**** Data block ****

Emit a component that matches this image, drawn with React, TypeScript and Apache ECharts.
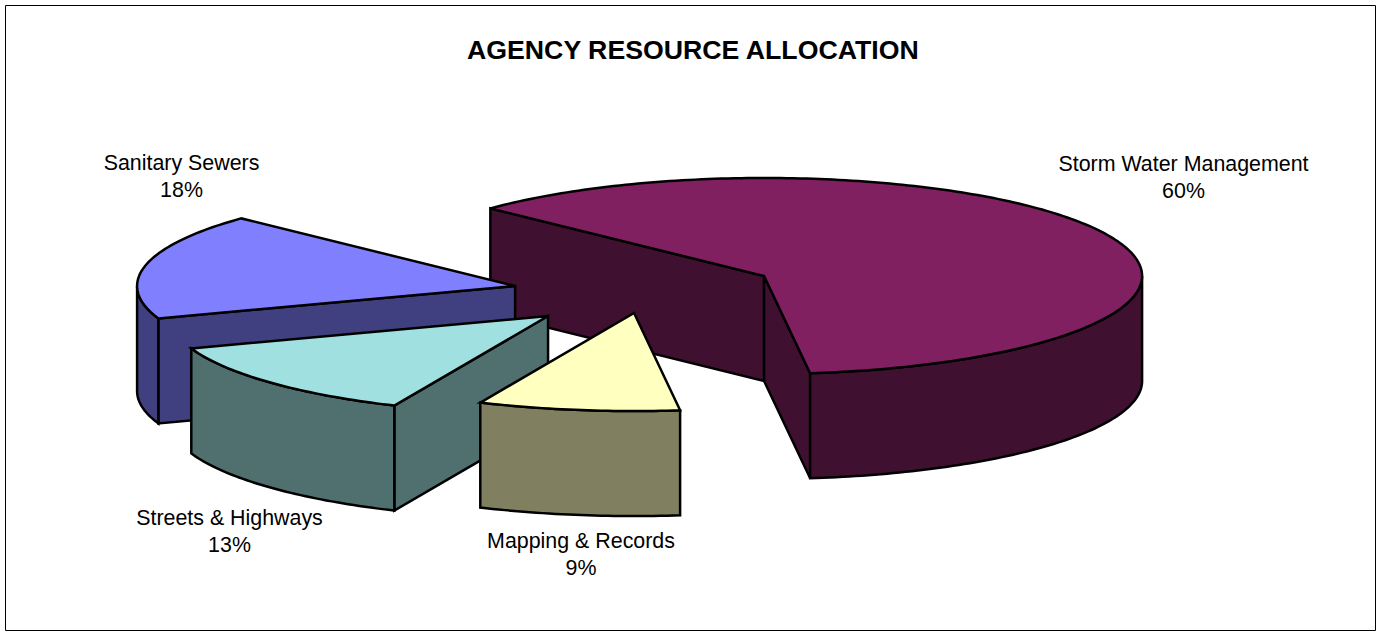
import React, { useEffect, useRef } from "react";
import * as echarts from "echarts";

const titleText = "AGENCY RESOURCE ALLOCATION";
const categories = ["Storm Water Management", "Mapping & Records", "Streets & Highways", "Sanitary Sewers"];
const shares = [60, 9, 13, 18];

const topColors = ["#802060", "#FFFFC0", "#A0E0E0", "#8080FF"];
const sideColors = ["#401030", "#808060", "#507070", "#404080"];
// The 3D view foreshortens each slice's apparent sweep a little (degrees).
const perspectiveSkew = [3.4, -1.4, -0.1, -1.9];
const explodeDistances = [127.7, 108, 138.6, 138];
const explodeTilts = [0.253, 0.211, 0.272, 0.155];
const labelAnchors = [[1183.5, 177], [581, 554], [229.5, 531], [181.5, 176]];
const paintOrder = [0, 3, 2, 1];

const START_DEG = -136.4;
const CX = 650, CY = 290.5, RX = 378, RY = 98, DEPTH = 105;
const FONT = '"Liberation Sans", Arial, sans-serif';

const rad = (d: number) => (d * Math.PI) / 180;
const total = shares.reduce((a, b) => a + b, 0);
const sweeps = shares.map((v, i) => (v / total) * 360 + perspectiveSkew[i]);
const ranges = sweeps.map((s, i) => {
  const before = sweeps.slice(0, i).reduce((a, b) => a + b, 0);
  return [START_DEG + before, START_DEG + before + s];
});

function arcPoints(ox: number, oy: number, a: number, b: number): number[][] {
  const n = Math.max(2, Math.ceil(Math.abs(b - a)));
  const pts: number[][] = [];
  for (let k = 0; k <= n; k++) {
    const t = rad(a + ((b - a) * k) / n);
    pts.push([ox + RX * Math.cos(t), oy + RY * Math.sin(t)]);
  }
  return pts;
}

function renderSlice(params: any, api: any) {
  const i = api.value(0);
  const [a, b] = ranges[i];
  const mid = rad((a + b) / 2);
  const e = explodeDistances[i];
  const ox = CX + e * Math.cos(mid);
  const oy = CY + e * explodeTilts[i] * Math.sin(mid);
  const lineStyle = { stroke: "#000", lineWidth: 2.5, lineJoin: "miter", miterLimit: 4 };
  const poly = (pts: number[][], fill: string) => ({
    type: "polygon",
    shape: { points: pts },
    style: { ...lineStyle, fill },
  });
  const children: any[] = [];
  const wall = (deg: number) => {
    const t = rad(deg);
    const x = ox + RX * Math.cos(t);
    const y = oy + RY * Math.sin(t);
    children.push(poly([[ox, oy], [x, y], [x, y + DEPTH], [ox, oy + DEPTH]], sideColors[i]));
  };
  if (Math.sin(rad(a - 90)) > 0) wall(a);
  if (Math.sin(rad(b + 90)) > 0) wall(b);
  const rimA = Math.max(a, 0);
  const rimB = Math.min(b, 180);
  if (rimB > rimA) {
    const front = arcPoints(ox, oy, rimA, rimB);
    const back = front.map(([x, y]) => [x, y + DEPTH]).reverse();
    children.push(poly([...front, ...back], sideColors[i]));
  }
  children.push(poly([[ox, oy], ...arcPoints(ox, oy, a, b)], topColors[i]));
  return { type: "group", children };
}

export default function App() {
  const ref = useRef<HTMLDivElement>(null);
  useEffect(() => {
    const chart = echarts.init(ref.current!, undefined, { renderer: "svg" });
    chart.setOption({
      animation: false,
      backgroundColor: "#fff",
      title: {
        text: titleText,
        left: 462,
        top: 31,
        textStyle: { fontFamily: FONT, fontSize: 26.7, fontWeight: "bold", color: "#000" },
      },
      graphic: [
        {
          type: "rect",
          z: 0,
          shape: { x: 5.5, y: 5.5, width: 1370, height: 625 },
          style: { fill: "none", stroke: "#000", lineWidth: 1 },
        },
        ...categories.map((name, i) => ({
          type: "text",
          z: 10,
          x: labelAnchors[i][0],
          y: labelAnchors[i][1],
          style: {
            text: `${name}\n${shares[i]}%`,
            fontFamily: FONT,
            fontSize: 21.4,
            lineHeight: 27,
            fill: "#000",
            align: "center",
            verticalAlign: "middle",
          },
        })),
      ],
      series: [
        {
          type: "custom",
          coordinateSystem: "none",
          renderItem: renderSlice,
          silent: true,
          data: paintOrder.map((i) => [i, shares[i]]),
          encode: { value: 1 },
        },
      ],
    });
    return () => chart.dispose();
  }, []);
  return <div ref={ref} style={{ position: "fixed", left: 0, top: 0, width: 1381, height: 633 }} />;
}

****

Starting with the first line of the data above and ending with the line containing "const shares = [60, 9, 13, 18];", please restate every line exactly, leaving images out.

Emit a component that matches this image, drawn with React, TypeScript and Apache ECharts.
import React, { useEffect, useRef } from "react";
import * as echarts from "echarts";

const titleText = "AGENCY RESOURCE ALLOCATION";
const categories = ["Storm Water Management", "Mapping & Records", "Streets & Highways", "Sanitary Sewers"];
const shares = [60, 9, 13, 18];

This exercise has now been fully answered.